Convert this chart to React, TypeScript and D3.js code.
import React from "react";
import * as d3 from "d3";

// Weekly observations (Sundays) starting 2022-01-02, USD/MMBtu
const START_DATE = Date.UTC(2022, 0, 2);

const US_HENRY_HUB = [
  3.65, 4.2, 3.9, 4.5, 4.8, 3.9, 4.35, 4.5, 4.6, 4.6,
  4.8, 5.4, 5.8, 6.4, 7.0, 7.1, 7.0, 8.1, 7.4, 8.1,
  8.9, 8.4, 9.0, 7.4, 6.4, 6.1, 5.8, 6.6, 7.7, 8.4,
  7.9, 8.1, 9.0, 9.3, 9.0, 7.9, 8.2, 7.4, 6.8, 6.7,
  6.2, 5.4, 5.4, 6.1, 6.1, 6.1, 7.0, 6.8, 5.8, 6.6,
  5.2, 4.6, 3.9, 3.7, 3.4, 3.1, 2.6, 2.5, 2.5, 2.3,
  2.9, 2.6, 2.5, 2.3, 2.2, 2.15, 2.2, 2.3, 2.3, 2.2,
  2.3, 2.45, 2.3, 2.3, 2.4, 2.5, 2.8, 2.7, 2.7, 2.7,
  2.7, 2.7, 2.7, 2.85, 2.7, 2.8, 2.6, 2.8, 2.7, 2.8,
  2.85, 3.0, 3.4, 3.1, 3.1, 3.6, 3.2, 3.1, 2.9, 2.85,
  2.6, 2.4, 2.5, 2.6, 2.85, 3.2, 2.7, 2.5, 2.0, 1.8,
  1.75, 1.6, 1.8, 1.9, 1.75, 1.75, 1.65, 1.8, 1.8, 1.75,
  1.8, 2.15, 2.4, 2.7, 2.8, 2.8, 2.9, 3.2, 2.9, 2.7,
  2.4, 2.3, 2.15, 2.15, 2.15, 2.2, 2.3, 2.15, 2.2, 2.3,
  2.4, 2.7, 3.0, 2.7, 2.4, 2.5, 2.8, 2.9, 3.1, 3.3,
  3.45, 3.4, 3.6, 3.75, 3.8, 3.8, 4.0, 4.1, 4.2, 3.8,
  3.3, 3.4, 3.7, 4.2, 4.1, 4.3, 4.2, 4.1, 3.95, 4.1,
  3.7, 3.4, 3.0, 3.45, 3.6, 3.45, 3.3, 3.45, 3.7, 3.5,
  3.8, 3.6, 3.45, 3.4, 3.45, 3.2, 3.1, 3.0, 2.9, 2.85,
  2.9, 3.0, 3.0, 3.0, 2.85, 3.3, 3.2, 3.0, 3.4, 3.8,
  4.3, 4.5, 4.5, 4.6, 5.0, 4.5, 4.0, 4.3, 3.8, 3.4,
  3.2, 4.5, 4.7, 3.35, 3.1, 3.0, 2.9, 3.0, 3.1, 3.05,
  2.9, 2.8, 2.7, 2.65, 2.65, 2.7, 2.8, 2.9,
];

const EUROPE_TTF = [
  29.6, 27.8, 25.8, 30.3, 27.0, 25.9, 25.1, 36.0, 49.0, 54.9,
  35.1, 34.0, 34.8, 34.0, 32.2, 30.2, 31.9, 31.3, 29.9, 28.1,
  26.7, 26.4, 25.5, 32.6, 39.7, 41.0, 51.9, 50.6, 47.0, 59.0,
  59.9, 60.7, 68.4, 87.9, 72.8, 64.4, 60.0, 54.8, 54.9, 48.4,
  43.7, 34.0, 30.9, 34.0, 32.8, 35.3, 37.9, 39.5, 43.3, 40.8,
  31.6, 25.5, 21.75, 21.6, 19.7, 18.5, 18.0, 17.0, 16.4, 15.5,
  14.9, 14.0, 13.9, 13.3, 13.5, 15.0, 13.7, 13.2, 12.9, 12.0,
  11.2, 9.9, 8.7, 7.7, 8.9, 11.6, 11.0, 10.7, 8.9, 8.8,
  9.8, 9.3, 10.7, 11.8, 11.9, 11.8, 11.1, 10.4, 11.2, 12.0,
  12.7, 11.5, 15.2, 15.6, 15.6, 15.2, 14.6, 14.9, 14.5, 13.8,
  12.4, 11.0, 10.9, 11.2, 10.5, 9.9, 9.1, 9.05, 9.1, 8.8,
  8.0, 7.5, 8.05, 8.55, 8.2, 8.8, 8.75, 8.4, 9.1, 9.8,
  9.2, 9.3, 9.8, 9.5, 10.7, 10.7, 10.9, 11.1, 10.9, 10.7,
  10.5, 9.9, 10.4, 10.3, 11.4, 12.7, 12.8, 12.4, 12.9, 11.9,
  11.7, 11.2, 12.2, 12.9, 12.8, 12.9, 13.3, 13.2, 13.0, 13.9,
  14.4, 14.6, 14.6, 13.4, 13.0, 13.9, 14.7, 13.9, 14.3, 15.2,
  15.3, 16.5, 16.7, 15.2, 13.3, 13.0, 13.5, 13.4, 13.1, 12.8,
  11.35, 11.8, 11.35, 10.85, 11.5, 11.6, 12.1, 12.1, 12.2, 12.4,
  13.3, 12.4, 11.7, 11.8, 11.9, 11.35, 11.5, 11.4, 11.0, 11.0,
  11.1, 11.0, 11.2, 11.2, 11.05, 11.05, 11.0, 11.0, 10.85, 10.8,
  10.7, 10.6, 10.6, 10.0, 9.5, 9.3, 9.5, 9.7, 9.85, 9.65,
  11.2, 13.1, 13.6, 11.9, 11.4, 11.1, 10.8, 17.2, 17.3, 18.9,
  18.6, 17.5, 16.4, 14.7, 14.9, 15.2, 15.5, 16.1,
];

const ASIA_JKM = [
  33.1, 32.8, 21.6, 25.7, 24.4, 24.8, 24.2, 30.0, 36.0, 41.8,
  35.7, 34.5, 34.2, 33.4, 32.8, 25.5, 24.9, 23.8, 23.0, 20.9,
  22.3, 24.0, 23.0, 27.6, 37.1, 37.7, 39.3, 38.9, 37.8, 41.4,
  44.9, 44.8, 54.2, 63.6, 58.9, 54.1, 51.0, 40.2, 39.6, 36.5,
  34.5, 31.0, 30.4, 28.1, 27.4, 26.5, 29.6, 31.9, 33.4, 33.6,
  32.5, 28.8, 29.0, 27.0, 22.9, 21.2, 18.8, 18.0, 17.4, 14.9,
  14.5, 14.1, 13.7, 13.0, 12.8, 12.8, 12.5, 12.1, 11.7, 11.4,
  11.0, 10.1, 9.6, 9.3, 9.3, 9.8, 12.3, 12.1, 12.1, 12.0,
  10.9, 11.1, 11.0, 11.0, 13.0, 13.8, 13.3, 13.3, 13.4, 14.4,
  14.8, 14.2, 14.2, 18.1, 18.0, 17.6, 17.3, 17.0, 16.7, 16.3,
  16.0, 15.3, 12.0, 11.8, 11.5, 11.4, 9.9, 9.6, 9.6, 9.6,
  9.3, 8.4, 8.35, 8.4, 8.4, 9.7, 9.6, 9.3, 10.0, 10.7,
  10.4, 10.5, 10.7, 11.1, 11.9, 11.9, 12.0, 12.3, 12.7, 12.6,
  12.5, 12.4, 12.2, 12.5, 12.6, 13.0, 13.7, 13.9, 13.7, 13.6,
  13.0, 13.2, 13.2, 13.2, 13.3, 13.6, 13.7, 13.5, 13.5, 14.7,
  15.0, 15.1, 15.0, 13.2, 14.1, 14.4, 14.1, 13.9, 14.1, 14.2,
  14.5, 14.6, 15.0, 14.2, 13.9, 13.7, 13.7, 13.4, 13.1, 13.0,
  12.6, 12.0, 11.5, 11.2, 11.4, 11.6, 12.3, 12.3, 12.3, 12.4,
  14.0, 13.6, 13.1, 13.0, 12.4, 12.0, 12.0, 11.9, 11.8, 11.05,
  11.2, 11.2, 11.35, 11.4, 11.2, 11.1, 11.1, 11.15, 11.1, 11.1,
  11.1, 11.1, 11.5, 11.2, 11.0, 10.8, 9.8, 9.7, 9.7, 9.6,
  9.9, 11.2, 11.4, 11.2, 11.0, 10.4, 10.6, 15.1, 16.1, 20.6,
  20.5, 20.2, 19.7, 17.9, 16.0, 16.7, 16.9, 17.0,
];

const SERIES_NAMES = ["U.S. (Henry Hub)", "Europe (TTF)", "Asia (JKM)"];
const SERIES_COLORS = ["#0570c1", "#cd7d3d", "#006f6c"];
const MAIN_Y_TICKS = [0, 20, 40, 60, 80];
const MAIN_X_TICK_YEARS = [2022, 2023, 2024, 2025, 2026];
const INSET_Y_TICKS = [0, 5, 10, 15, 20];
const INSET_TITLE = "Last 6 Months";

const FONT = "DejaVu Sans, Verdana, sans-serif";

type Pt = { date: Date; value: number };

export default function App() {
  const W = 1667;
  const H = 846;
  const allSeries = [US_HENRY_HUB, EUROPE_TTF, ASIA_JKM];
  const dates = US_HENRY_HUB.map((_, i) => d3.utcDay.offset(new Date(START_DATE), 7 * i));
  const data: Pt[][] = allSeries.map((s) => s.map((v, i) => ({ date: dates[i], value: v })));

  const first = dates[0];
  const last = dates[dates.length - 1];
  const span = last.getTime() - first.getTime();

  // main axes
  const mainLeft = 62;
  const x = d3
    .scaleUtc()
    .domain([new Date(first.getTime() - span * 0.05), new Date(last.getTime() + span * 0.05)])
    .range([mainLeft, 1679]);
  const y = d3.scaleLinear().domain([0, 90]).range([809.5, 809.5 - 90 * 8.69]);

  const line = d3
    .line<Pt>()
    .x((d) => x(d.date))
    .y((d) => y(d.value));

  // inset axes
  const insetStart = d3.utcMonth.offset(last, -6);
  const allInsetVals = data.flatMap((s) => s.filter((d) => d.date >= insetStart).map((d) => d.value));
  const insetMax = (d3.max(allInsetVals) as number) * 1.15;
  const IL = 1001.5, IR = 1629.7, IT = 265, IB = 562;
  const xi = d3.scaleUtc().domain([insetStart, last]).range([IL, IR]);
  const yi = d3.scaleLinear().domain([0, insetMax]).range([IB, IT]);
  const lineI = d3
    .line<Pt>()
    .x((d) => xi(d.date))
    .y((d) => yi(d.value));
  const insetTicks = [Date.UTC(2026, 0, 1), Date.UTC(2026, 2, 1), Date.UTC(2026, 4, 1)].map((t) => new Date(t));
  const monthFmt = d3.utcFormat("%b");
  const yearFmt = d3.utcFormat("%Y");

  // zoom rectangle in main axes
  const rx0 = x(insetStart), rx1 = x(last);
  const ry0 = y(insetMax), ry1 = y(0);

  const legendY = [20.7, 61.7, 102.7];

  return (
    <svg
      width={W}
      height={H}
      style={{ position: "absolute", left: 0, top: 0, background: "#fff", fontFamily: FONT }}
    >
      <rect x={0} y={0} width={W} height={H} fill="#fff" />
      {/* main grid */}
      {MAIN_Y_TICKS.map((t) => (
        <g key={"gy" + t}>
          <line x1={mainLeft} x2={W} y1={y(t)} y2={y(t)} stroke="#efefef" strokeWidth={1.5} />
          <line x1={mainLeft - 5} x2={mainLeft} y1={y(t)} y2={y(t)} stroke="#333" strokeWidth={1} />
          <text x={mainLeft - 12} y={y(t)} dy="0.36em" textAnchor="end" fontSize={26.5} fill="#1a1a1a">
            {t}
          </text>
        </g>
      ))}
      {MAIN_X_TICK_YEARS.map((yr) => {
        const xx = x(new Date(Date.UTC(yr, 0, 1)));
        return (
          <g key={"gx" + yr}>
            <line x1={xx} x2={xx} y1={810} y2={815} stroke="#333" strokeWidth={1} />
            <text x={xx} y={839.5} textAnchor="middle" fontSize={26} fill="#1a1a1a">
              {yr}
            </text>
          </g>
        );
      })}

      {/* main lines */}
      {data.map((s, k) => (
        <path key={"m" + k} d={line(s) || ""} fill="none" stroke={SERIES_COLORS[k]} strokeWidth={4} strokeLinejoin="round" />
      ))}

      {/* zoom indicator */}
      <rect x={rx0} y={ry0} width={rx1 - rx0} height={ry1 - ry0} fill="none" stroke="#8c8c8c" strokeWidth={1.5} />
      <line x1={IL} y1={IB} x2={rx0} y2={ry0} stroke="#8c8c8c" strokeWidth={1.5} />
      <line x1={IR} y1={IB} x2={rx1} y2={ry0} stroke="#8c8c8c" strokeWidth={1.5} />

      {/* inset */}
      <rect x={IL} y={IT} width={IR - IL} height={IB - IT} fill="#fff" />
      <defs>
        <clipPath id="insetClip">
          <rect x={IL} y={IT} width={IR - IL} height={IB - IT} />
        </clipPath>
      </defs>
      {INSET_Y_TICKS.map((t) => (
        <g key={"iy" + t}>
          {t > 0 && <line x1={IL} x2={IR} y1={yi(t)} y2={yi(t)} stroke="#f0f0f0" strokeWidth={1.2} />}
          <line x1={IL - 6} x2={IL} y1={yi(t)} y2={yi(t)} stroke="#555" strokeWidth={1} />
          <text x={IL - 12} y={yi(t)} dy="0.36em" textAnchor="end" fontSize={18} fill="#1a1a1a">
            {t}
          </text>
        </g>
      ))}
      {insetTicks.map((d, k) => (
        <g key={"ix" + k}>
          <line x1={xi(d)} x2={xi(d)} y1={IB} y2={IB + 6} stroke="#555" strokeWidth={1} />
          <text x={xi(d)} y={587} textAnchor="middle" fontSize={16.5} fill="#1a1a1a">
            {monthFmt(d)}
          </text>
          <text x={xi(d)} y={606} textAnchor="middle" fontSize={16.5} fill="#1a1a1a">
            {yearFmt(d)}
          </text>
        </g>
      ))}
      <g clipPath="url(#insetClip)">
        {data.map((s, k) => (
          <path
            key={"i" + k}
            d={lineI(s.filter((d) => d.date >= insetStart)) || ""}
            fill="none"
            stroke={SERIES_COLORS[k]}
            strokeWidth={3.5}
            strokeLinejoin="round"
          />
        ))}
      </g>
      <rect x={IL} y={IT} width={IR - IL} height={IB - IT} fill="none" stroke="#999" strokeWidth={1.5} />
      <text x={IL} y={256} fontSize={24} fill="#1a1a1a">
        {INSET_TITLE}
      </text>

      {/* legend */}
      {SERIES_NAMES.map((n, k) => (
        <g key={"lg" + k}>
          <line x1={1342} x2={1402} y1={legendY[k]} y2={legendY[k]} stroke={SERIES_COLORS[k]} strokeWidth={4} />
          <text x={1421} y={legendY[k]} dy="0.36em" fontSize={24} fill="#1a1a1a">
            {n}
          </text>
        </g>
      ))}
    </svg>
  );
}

◆ Short task
Return exactly the lines that run from the top of the listing above to the line containing "const START_DATE = Date.UTC(2022, 0, 2);", please, keeping both end lines and leaving out everything else.

◆ Solution for this exercise
Convert this chart to React, TypeScript and D3.js code.
import React from "react";
import * as d3 from "d3";

// Weekly observations (Sundays) starting 2022-01-02, USD/MMBtu
const START_DATE = Date.UTC(2022, 0, 2);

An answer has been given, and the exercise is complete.